Artist Profiles: Pete Hocking
Cape Cod Art / ART Annual 2025 / Art & Entertainment
Writer: Hannah Eaton
Artist Profiles: Pete Hocking

Cape Cod Art / ART Annual 2025 / Art & Entertainment
Writer: Hannah Eaton
For lifelong artist Pete Hocking, memory is instrumental to his work, both in the way it is created and the way it is beheld and experienced. Hocking has spent most of his life wandering the beaches and forests of Cape Cod, the last twelve years as a permanent resident. It was remembering walks he took with his parents as a child that sparked his love for the Cape Cod National Seashore. And he hopes that same feeling is captured by others.

Says Hocking, “Instead of someone looking at my work and saying ‘Oh, that’s Sunken Meadow Beach,’ I want them to say, ‘This reminds me of a trip to the beach I took ten years ago.’”
And Hocking accomplishes this with an almost magical potency. Through his sweeping dunes and deep waters, the viewer can imagine themself transported to the very spot being captured. Hocking’s use of oils for his canvases, he says, is an ode to the connection between oil paint and nature, the former being made of seed oils.

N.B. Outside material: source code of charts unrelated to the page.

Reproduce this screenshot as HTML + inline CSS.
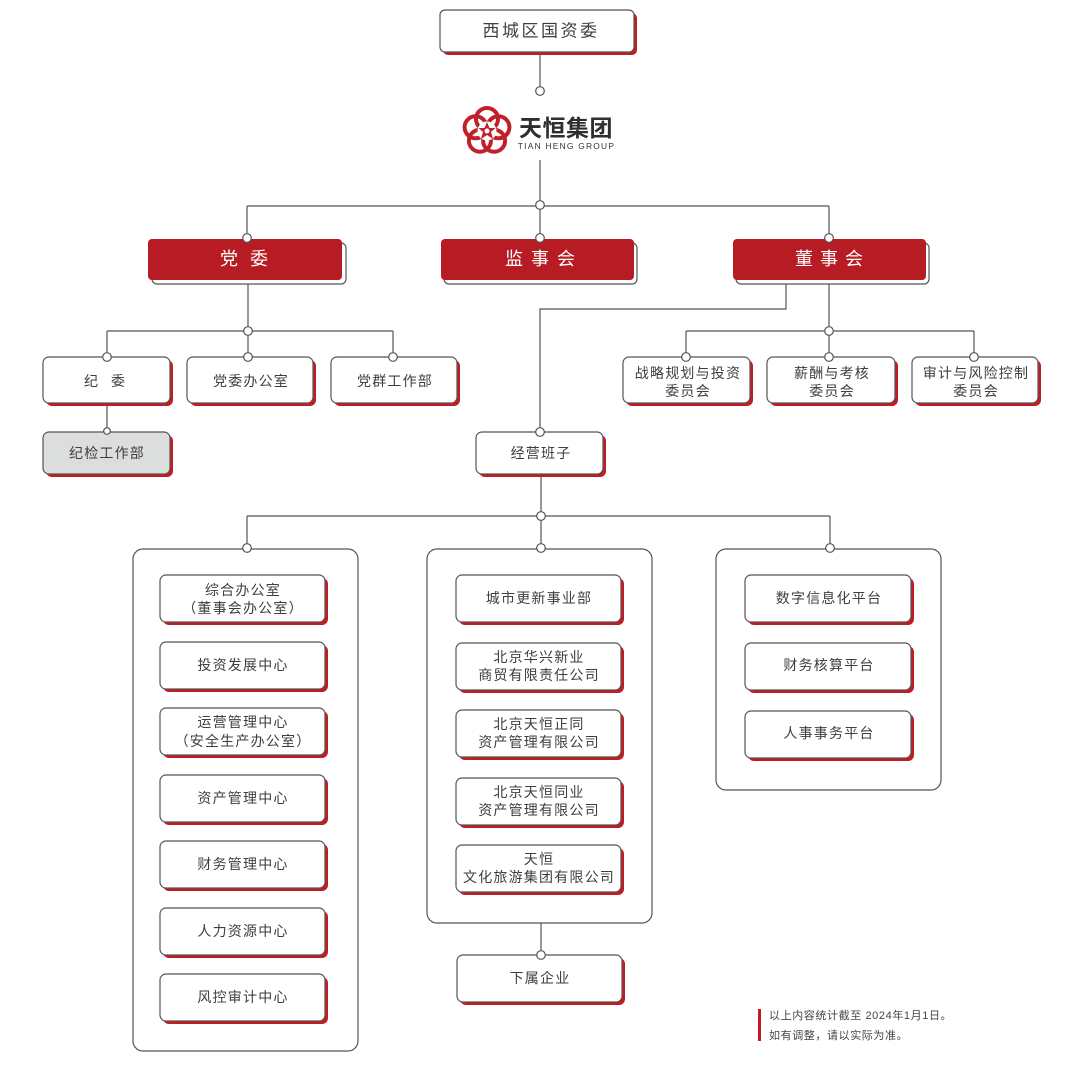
<!DOCTYPE html>
<html><head><meta charset="utf-8">
<style>
html,body{margin:0;padding:0;background:#fff;}
svg{display:block;}
text{font-family:"Liberation Sans","Noto Sans CJK SC",sans-serif;}
.t{font-size:14px;fill:#3e3e3e;letter-spacing:1.2px;text-anchor:middle;dominant-baseline:central;}
.w{font-size:18px;fill:#fff;text-anchor:middle;dominant-baseline:central;}
.ln{stroke:#555;stroke-width:1.2;fill:none;}
.c{fill:#fff;stroke:#555;stroke-width:1.2;}
.bx{fill:#fff;stroke:#555;stroke-width:1.2;}
.sh{fill:#c41a22;}
.rd{fill:#b71c24;}
</style></head>
<body>
<svg width="1080" height="1069" viewBox="0 0 1080 1069" xmlns="http://www.w3.org/2000/svg">
<!-- containers -->
<rect x="133" y="549" width="225" height="502" rx="10" class="bx"/>
<rect x="427" y="549" width="225" height="374" rx="10" class="bx"/>
<rect x="716" y="549" width="225" height="241" rx="10" class="bx"/>

<!-- connectors -->
<path class="ln" d="M540 52V91 M540 160V206 M247 206H829 M247 206V238 M540 206V238 M829 206V238
M248 284V331 M107 331H393 M107 331V357 M248 331V357 M393 331V357
M107 403V431
M786 284V309H540V431
M829 284V331 M686 331H974 M686 331V357 M829 331V357 M974 331V357
M541 474V516 M247 516H830 M247 516V548 M541 516V548 M830 516V548
M541 923V955"/>

<!-- top box -->
<rect x="443" y="13" width="194" height="42" rx="5" class="sh"/>
<rect x="440" y="10" width="194" height="42" rx="5" class="bx"/>
<text class="t" x="541" y="31" style="font-size:17px;letter-spacing:2.5px">西城区国资委</text>

<!-- logo -->
<g transform="translate(487,131)">
  <g fill="none" stroke="#c0202a" stroke-width="4">
    <circle cx="0" cy="-12" r="11"/>
    <circle cx="11.4" cy="-3.7" r="11"/>
    <circle cx="7.1" cy="9.7" r="11"/>
    <circle cx="-7.1" cy="9.7" r="11"/>
    <circle cx="-11.4" cy="-3.7" r="11"/>
  </g>
  <circle cx="0" cy="0" r="9.5" fill="#fff"/>
  <polygon fill="#c0202a" points="0,-9 2.5,-3 8.5,-3 4,1 6,8 0,4 -6,8 -4,1 -8.5,-3 -2.5,-3"/>
  <circle cx="0" cy="0" r="2.5" fill="#fff"/>
</g>
<text x="566" y="128" style="font-size:23px;font-weight:bold;fill:#2e2e2e;text-anchor:middle;dominant-baseline:central;letter-spacing:0.5px">天恒集团</text>
<text x="566.5" y="146" style="font-size:8.4px;fill:#333;text-anchor:middle;dominant-baseline:central;letter-spacing:1.25px">TIAN HENG GROUP</text>

<!-- red boxes -->
<rect x="152" y="243" width="194" height="41" rx="5" class="bx"/>
<rect x="148" y="239" width="194" height="41" rx="4" class="rd"/>
<text class="w" x="229 259" y="259">党委</text>

<rect x="444" y="243" width="193" height="41" rx="5" class="bx"/>
<rect x="441" y="239" width="193" height="41" rx="4" class="rd"/>
<text class="w" x="514 540 566" y="259">监事会</text>

<rect x="736" y="243" width="193" height="41" rx="5" class="bx"/>
<rect x="733" y="239" width="193" height="41" rx="4" class="rd"/>
<text class="w" x="804 829 854" y="259">董事会</text>

<!-- party row -->
<rect x="46" y="360" width="127" height="46" rx="6" class="sh"/>
<rect x="43" y="357" width="127" height="46" rx="6" class="bx"/>
<text class="t" x="91 118" y="381" style="letter-spacing:0">纪委</text>

<rect x="190" y="360" width="126" height="46" rx="6" class="sh"/>
<rect x="187" y="357" width="126" height="46" rx="6" class="bx"/>
<text class="t" x="251" y="381">党委办公室</text>

<rect x="334" y="360" width="126" height="46" rx="6" class="sh"/>
<rect x="331" y="357" width="126" height="46" rx="6" class="bx"/>
<text class="t" x="395" y="381">党群工作部</text>

<rect x="46" y="435" width="127" height="42" rx="6" class="sh"/>
<rect x="43" y="432" width="127" height="42" rx="6" style="fill:#dcdddd;stroke:#555;stroke-width:1.2"/>
<text class="t" x="107" y="453">纪检工作部</text>

<!-- committees -->
<rect x="626" y="360" width="127" height="46" rx="6" class="sh"/>
<rect x="623" y="357" width="127" height="46" rx="6" class="bx"/>
<text class="t" x="688" y="373">战略规划与投资</text>
<text class="t" x="688" y="391">委员会</text>

<rect x="770" y="360" width="128" height="46" rx="6" class="sh"/>
<rect x="767" y="357" width="128" height="46" rx="6" class="bx"/>
<text class="t" x="832" y="373">薪酬与考核</text>
<text class="t" x="832" y="391">委员会</text>

<rect x="915" y="360" width="126" height="46" rx="6" class="sh"/>
<rect x="912" y="357" width="126" height="46" rx="6" class="bx"/>
<text class="t" x="976" y="373">审计与风险控制</text>
<text class="t" x="976" y="391">委员会</text>

<!-- 经营班子 -->
<rect x="479" y="435" width="127" height="42" rx="6" class="sh"/>
<rect x="476" y="432" width="127" height="42" rx="6" class="bx"/>
<text class="t" x="541" y="453">经营班子</text>

<!-- left column -->
<g>
<rect x="163" y="578" width="165" height="47" rx="6" class="sh"/><rect x="160" y="575" width="165" height="47" rx="6" class="bx"/>
<text class="t" x="243" y="590">综合办公室</text><text class="t" x="243" y="608">（董事会办公室）</text>

<rect x="163" y="645" width="165" height="47" rx="6" class="sh"/><rect x="160" y="642" width="165" height="47" rx="6" class="bx"/>
<text class="t" x="243" y="665">投资发展中心</text>

<rect x="163" y="711" width="165" height="47" rx="6" class="sh"/><rect x="160" y="708" width="165" height="47" rx="6" class="bx"/>
<text class="t" x="243" y="722">运营管理中心</text><text class="t" x="243" y="741">（安全生产办公室）</text>

<rect x="163" y="778" width="165" height="47" rx="6" class="sh"/><rect x="160" y="775" width="165" height="47" rx="6" class="bx"/>
<text class="t" x="243" y="798">资产管理中心</text>

<rect x="163" y="844" width="165" height="47" rx="6" class="sh"/><rect x="160" y="841" width="165" height="47" rx="6" class="bx"/>
<text class="t" x="243" y="864">财务管理中心</text>

<rect x="163" y="911" width="165" height="47" rx="6" class="sh"/><rect x="160" y="908" width="165" height="47" rx="6" class="bx"/>
<text class="t" x="243" y="931">人力资源中心</text>

<rect x="163" y="977" width="165" height="47" rx="6" class="sh"/><rect x="160" y="974" width="165" height="47" rx="6" class="bx"/>
<text class="t" x="243" y="997">风控审计中心</text>
</g>

<!-- middle column -->
<g>
<rect x="459" y="578" width="165" height="47" rx="6" class="sh"/><rect x="456" y="575" width="165" height="47" rx="6" class="bx"/>
<text class="t" x="539" y="598">城市更新事业部</text>

<rect x="459" y="646" width="165" height="47" rx="6" class="sh"/><rect x="456" y="643" width="165" height="47" rx="6" class="bx"/>
<text class="t" x="539" y="657">北京华兴新业</text><text class="t" x="539" y="675">商贸有限责任公司</text>

<rect x="459" y="713" width="165" height="47" rx="6" class="sh"/><rect x="456" y="710" width="165" height="47" rx="6" class="bx"/>
<text class="t" x="539" y="724">北京天恒正同</text><text class="t" x="539" y="742">资产管理有限公司</text>

<rect x="459" y="781" width="165" height="47" rx="6" class="sh"/><rect x="456" y="778" width="165" height="47" rx="6" class="bx"/>
<text class="t" x="539" y="792">北京天恒同业</text><text class="t" x="539" y="810">资产管理有限公司</text>

<rect x="459" y="848" width="165" height="47" rx="6" class="sh"/><rect x="456" y="845" width="165" height="47" rx="6" class="bx"/>
<text class="t" x="539" y="859">天恒</text><text class="t" x="539" y="877">文化旅游集团有限公司</text>

<rect x="460" y="958" width="165" height="47" rx="6" class="sh"/><rect x="457" y="955" width="165" height="47" rx="6" class="bx"/>
<text class="t" x="540" y="978">下属企业</text>
</g>

<!-- right column -->
<g>
<rect x="748" y="578" width="166" height="47" rx="6" class="sh"/><rect x="745" y="575" width="166" height="47" rx="6" class="bx"/>
<text class="t" x="829" y="598">数字信息化平台</text>

<rect x="748" y="646" width="166" height="47" rx="6" class="sh"/><rect x="745" y="643" width="166" height="47" rx="6" class="bx"/>
<text class="t" x="829" y="665">财务核算平台</text>

<rect x="748" y="714" width="166" height="47" rx="6" class="sh"/><rect x="745" y="711" width="166" height="47" rx="6" class="bx"/>
<text class="t" x="829" y="733">人事事务平台</text>
</g>

<!-- circles -->
<g class="c">
<circle cx="540" cy="91" r="4.3"/>
<circle cx="540" cy="205" r="4.3"/>
<circle cx="247" cy="238" r="4.3"/>
<circle cx="540" cy="238" r="4.3"/>
<circle cx="829" cy="238" r="4.3"/>
<circle cx="248" cy="331" r="4.3"/>
<circle cx="107" cy="357" r="4.3"/>
<circle cx="248" cy="357" r="4.3"/>
<circle cx="393" cy="357" r="4.3"/>
<circle cx="107" cy="431" r="3.3"/>
<circle cx="829" cy="331" r="4.3"/>
<circle cx="686" cy="357" r="4.3"/>
<circle cx="829" cy="357" r="4.3"/>
<circle cx="974" cy="357" r="4.3"/>
<circle cx="540" cy="432" r="4.3"/>
<circle cx="541" cy="516" r="4.3"/>
<circle cx="247" cy="548" r="4.3"/>
<circle cx="541" cy="548" r="4.3"/>
<circle cx="830" cy="548" r="4.3"/>
<circle cx="541" cy="955" r="4.3"/>
</g>

<!-- footnote -->
<rect x="758" y="1009" width="3" height="32" fill="#c41a22"/>
<text x="769" y="1016" style="font-size:11px;fill:#444;dominant-baseline:central;letter-spacing:0.6px">以上内容统计截至 2024年1月1日。</text>
<text x="769" y="1036" style="font-size:11px;fill:#444;dominant-baseline:central;letter-spacing:0.6px">如有调整，请以实际为准。</text>
</svg>
</body></html>
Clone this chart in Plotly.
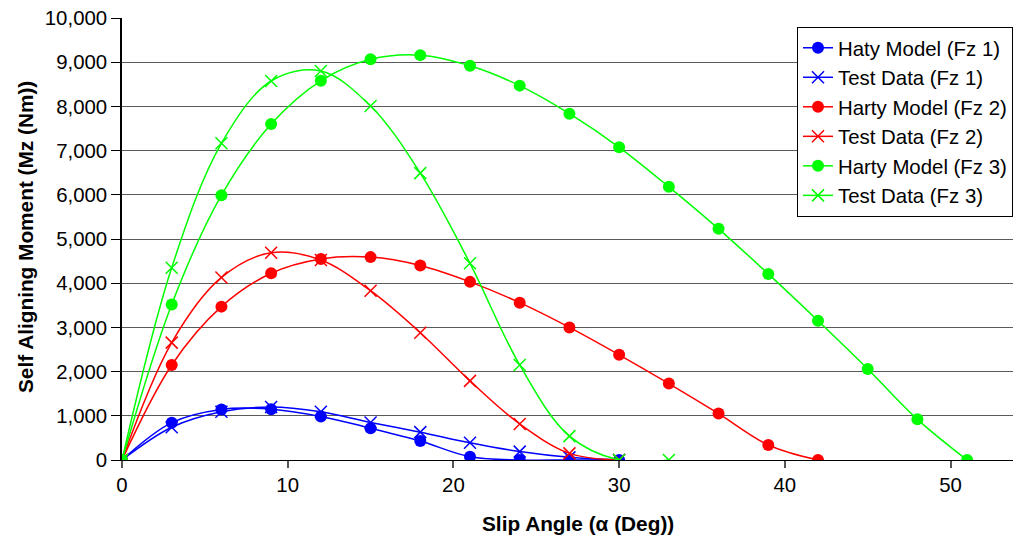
import plotly.graph_objects as go

# Slip angles (deg)
slip_model_fz1 = [0, 3, 6, 9, 12, 15, 18, 21, 24, 27, 30]
slip_test_fz1 = [0, 3, 6, 9, 12, 15, 18, 21, 24, 27, 30]
slip_model_fz2 = [0, 3, 6, 9, 12, 15, 18, 21, 24, 27, 30, 33, 36, 39, 42]
slip_test_fz2 = [0, 3, 6, 9, 12, 15, 18, 21, 24, 27, 30]
slip_model_fz3 = [0, 3, 6, 9, 12, 15, 18, 21, 24, 27, 30, 33, 36, 39, 42, 45, 48, 51]
slip_test_fz3 = [0, 3, 6, 9, 12, 15, 18, 21, 24, 27, 30, 33]

# Self aligning moment (Nm)
mz_model_fz1 = [0, 845, 1145, 1150, 985, 720, 430, 75, 0, 0, 0]
mz_test_fz1 = [0, 740, 1090, 1200, 1090, 850, 630, 390, 190, 60, 0]
mz_model_fz2 = [0, 2150, 3470, 4225, 4550, 4590, 4400, 4030, 3560, 3000, 2380, 1730, 1050, 340, 0]
mz_test_fz2 = [0, 2655, 4130, 4690, 4525, 3830, 2880, 1790, 815, 150, 0]
mz_model_fz3 = [0, 3520, 5990, 7600, 8580, 9065, 9160, 8920, 8470, 7835, 7075, 6180, 5230, 4210, 3150, 2060, 920, 0]
mz_test_fz3 = [0, 4350, 7165, 8575, 8800, 8010, 6490, 4450, 2150, 540, 0, 0]

names = ["Haty Model (Fz 1)", "Test Data (Fz 1)", "Harty Model (Fz 2)",
         "Test Data (Fz 2)", "Harty Model (Fz 3)", "Test Data (Fz 3)"]

x_ticks = [0, 10, 20, 30, 40, 50]
y_ticks = [0, 1000, 2000, 3000, 4000, 5000, 6000, 7000, 8000, 9000, 10000]

BLUE, RED, GREEN = "#0000FF", "#FF0000", "#00FF00"
FONT = "Liberation Sans, Arial, sans-serif"

series = [
    (slip_model_fz1, mz_model_fz1, names[0], BLUE, "model"),
    (slip_test_fz1, mz_test_fz1, names[1], BLUE, "test"),
    (slip_model_fz2, mz_model_fz2, names[2], RED, "model"),
    (slip_test_fz2, mz_test_fz2, names[3], RED, "test"),
    (slip_model_fz3, mz_model_fz3, names[4], GREEN, "model"),
    (slip_test_fz3, mz_test_fz3, names[5], GREEN, "test"),
]

fig = go.Figure()
for xs, ys, nm, col, kind in series:
    if kind == "model":
        marker = dict(symbol="circle", size=12, color=col, line=dict(width=0))
    else:
        marker = dict(symbol="x-thin", size=12, color=col, line=dict(width=1.5, color=col))
    fig.add_trace(go.Scatter(
        x=xs, y=ys, name=nm, mode="lines+markers",
        line=dict(color=col, width=1.5, shape="spline", smoothing=1),
        marker=marker,
    ))

# page body has an 8px margin; the figure is sized so it ends at the window edge
fig.update_layout(
    width=1013, height=537,
    margin=dict(l=114, r=0, t=10, b=85),
    paper_bgcolor="white", plot_bgcolor="white",
    font=dict(family=FONT, size=20, color="black"),
    showlegend=True,
    legend=dict(
        x=(797 - 122) / 899, y=(460 - 27) / 442, xanchor="left", yanchor="top",
        bgcolor="white", bordercolor="black", borderwidth=1,
        font=dict(family=FONT, size=20.4, color="black"),
    ),
    xaxis=dict(
        range=[0, 54.25], tickvals=x_ticks, ticktext=[str(v) for v in x_ticks],
        showgrid=False, zeroline=False, automargin=False,
        showline=True, linecolor="black", linewidth=1,
        ticks="outside", ticklen=7, tickcolor="#555", tickwidth=1.5,
        tickfont=dict(size=20.4), ticklabeloverflow="allow",
    ),
    yaxis=dict(
        range=[0, 10000], tickvals=y_ticks, tickformat=",",
        showgrid=True, gridcolor="#5a5a5a", gridwidth=1.4,
        zeroline=False, automargin=False,
        showline=True, linecolor="black", linewidth=1.5,
        ticks="outside", ticklen=9, tickcolor="black", tickwidth=1,
        tickfont=dict(size=20.4), ticklabeloverflow="allow",
    ),
    annotations=[
        dict(
            text="<b>Slip Angle (α (Deg))</b>", xref="paper", yref="paper",
            x=(578 - 122) / 899, y=-(523 - 460) / 442, xanchor="center", yanchor="middle",
            showarrow=False, font=dict(size=20.8, family=FONT),
        ),
        dict(
            text="<b>Self Aligning Moment (Mz (Nm))</b>", xref="paper", yref="paper",
            x=-(122 - 25) / 899, y=(460 - 237) / 442, xanchor="center", yanchor="middle",
            textangle=-90, showarrow=False, font=dict(size=20.8, family=FONT),
        ),
    ],
)

fig.write_html("out.html")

Hocking has been creating art since his youth. After 25 years spent teaching at universities like Rhode Island School of Design and Goddard College, as well as working in social activism and public engagement, Hocking’s work became a more serious focus. He has since lent his teaching abilities to the Cape community, leading workshops at the Truro Center for the Arts, the Provincetown Art Association and Museum, and the Fine Arts Work Center, as well as private workshops and lessons. A self-described lifelong learner, Hocking focuses on individualized study and practice with his students, as they range in age from their twenties to their golden years with varied levels of experience.
Hocking says, “I tell all of my students, ‘If you came here to paint like me, you’re in the wrong place. I’m here to help you paint like you.’”
Hocking often works on many projects at a time in his studio. Smaller canvases of four-by-six inches are used to “test out ideas,” which he then translates onto larger canvases, often three-by-three feet.
“I learn something new from every painting,” says Hocking. “When I figure something out in one painting, it often solves something else going on in the studio.”
When creating art seems challenging, Hocking reflects with a simple question: “Am I finding the poetry in my work?” While there is constant beauty to be found across the Cape and Islands, he examines whether his documentation honors the emotion, the feeling of the place?
His best advice for visitors and residents of the Cape is to journey more outside of their town’s bubble. Otherwise, Hocking would have never found the places he represents in his work. “We live in a very unique place,” he says. “Look for the places people never go to. Drive one more beach down. Walk that extra half a mile. It’ll rock your world.”
Hocking is represented by AMZehnder Gallery in Wellfleet. His exhibits this summer will be Memorial Day Weekend and Labor Day Weekend 2025.